At a Fox News debate in August, Mike Huckabee claimed that, as President, he would invoke the protections of the 5th and 14th Amendment on behalf of fetuses in order to prevent women from having abortions. Later, at the Family Research Council’s Annual Value Voters Summit in September, Huckabee argued that defunding Planned Parenthood simply does not go far enough. Reinforcing the promise he made in August, Huckabee thundered “[i]t’s called the Fifth Amendment, that says that there will be due process before you deprive a person of life and liberty. As president, we will evoke the Fifth and Fourteenth Amendment.
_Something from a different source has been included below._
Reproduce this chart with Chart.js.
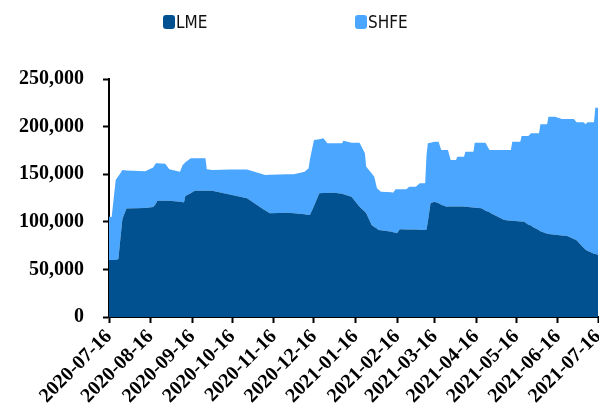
<!DOCTYPE html>
<html>
<head>
<meta charset="utf-8">
<script src="https://cdn.jsdelivr.net/npm/chart.js@4/dist/chart.umd.min.js"></script>
<style>
  body { margin: 0; background: #fff; }
  #wrap { position: relative; width: 599px; height: 412px; }
  .lg { position: absolute; top: 12px; font: 17px 'Liberation Sans Narrow', 'DejaVu Sans Condensed', sans-serif; color: #111; display: flex; align-items: center; }
  .lg span { display: inline-block; width: 12px; height: 14px; border-radius: 3px; margin-right: 1px; }
</style>
</head>
<body>
<div id="wrap">
  <div class="lg" style="left:163px"><span style="background:#01508f"></span>LME</div>
  <div class="lg" style="left:355px"><span style="background:#4aa6fe"></span>SHFE</div>
  <canvas id="chart"></canvas>
</div>
<script>
// days after 2020-07-16
let days = [0, 2, 5, 7, 8, 10, 13, 27, 33, 35, 36, 42, 45, 53, 55, 56, 57, 61, 64, 72,
    73, 77, 91, 103, 116, 117, 120, 133, 138, 146, 149, 150, 153, 157, 160, 163, 168, 174, 175, 181,
    187, 191, 192, 196, 198, 200, 201, 203, 211, 212, 214, 215, 217, 222, 224, 229, 232, 236, 237, 238,
    240, 243, 246, 248, 252, 253, 255, 259, 260, 265, 266, 272, 273, 278, 281, 284, 285, 295, 300, 301,
    307, 308, 310, 313, 315, 316, 321, 322, 326, 327, 328, 333, 338, 342, 347, 349, 350, 354, 356, 357,
    362, 363, 365];

let lme = [60000, 60000, 60000, 61000, 75000, 103000, 114000, 114500, 115500, 119000, 122000, 122000, 122000, 121000, 120500, 120500, 127000, 130000, 132700, 132700,
    132700, 132700, 128500, 124700, 112400, 111500, 108900, 109500, 109000, 107800, 107100, 107100, 116600, 129900, 130200, 130300, 130500, 129500, 129000, 126400,
    115900, 110500, 108900, 96600, 94500, 93000, 91400, 91000, 89600, 89000, 88500, 87900, 92100, 92000, 92000, 91800, 91600, 91400, 92000, 100000,
    119400, 121100, 119500, 118000, 115900, 116000, 116000, 116000, 116000, 116000, 115800, 115000, 114800, 114200, 111500, 110000, 108900, 101900, 101200, 101000,
    100400, 100200, 100100, 97000, 96000, 94900, 91000, 90000, 87900, 87500, 87200, 86300, 85500, 85100, 82000, 80500, 79100, 73000, 70400, 69500,
    66500, 66200, 65500];

let shfe = [45300, 45000, 84000, 87000, 75000, 51400, 40000, 38500, 41500, 42400, 39400, 39000, 33100, 31600, 39200, 40500, 35500, 36700, 34000, 34000,
    22400, 21800, 26500, 30300, 37100, 37700, 40600, 40400, 41000, 44800, 49100, 58500, 69300, 56900, 57500, 52100, 51900, 52900, 56200, 56700,
    67200, 61400, 49000, 54400, 52900, 42200, 42600, 40600, 41400, 41600, 45600, 46200, 42000, 42100, 44900, 45100, 48800, 49000, 78000, 82400,
    63600, 63000, 64600, 57400, 59500, 59400, 48900, 48900, 52400, 52400, 57800, 58600, 68300, 68900, 71600, 65400, 66500, 73500, 74200, 83100,
    83700, 89900, 90000, 93100, 97000, 98100, 102000, 112400, 114500, 114900, 123200, 124100, 122500, 122900, 126000, 124000, 125400, 131500, 132000, 135000,
    138000, 153600, 154300];

let tickDays = [0, 31, 62, 92, 123, 153, 184, 215, 243, 274, 304, 335, 365];
let tickLabels = ['2020-07-16', '2020-08-16', '2020-09-16', '2020-10-16', '2020-11-16', '2020-12-16',
    '2021-01-16', '2021-02-16', '2021-03-16', '2021-04-16', '2021-05-16', '2021-06-16', '2021-07-16'];

let tickFont = {family: "'Liberation Serif', 'Times New Roman', serif", size: 20, weight: 'bold'};

new Chart(document.getElementById('chart'), {
    type: 'line',
    data: {
        datasets: [{
            label: 'LME',
            data: days.map((d, i) => ({x: d, y: lme[i]})),
            backgroundColor: '#01508f',
            borderWidth: 0,
            pointRadius: 0,
            fill: 'origin'
        }, {
            label: 'SHFE',
            data: days.map((d, i) => ({x: d, y: shfe[i]})),
            backgroundColor: '#4aa6fe',
            borderWidth: 0,
            pointRadius: 0,
            fill: '-1'
        }]
    },
    options: {
        responsive: true,
        maintainAspectRatio: false,
        animation: false,
        layout: {padding: {top: 79, left: 0, right: 0, bottom: 0}},
        plugins: {legend: {display: false}, tooltip: {enabled: false}},
        scales: {
            x: {
                type: 'linear',
                min: 0,
                max: 365,
                afterBuildTicks: (scale) => {
                    scale.ticks = tickDays.map((v) => ({value: v}));
                },
                afterFit: (scale) => {
                    scale.height = 95;
                    scale.paddingRight = 1;
                },
                ticks: {
                    autoSkip: false,
                    maxRotation: 45,
                    minRotation: 45,
                    padding: 2,
                    color: '#000',
                    font: tickFont,
                    callback: (value, index) => tickLabels[index]
                },
                grid: {drawOnChartArea: false, tickLength: 6, tickColor: '#000', tickWidth: 2},
                border: {color: '#000', width: 2}
            },
            y: {
                stacked: true,
                min: 0,
                max: 250000,
                ticks: {
                    stepSize: 50000,
                    padding: 19,
                    color: '#000',
                    font: tickFont,
                    callback: (value) => value.toLocaleString('en-US')
                },
                grid: {drawOnChartArea: false, tickLength: 6, tickColor: '#000', tickWidth: 2},
                border: {color: '#000', width: 2}
            }
        }
    }
});
</script>
</body>
</html>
We will protect human life.”
Huckabee’s vows, however, are little more than empty promises; the President, of course, does not have the power to unilaterally overturn Roe v. Wade. But more problematic is Huckabee’s constitutional argument, which rests on the assumption that fertilized eggs should be granted full personhood.
The notion that Congress might enact a law conferring personhood rights upon the unborn is not new. In 1982, Senator Jesse Helms of North Carolina attempted to introduce a personhood bill. He eventually backed down, removing the language conferring personhood upon embryos at the time of conception. More recently, at the Palmetto Freedom Forum in 2011, Princeton professor Robert P. George asked GOP Presidential hopefuls whether they would support personhood legislation. According to Michael J. New of National Review, “Michele Bachmann, Herman Cain, and Newt Gingrich said they would support such legislation. Ron Paul said that crime should be a state-level issue.”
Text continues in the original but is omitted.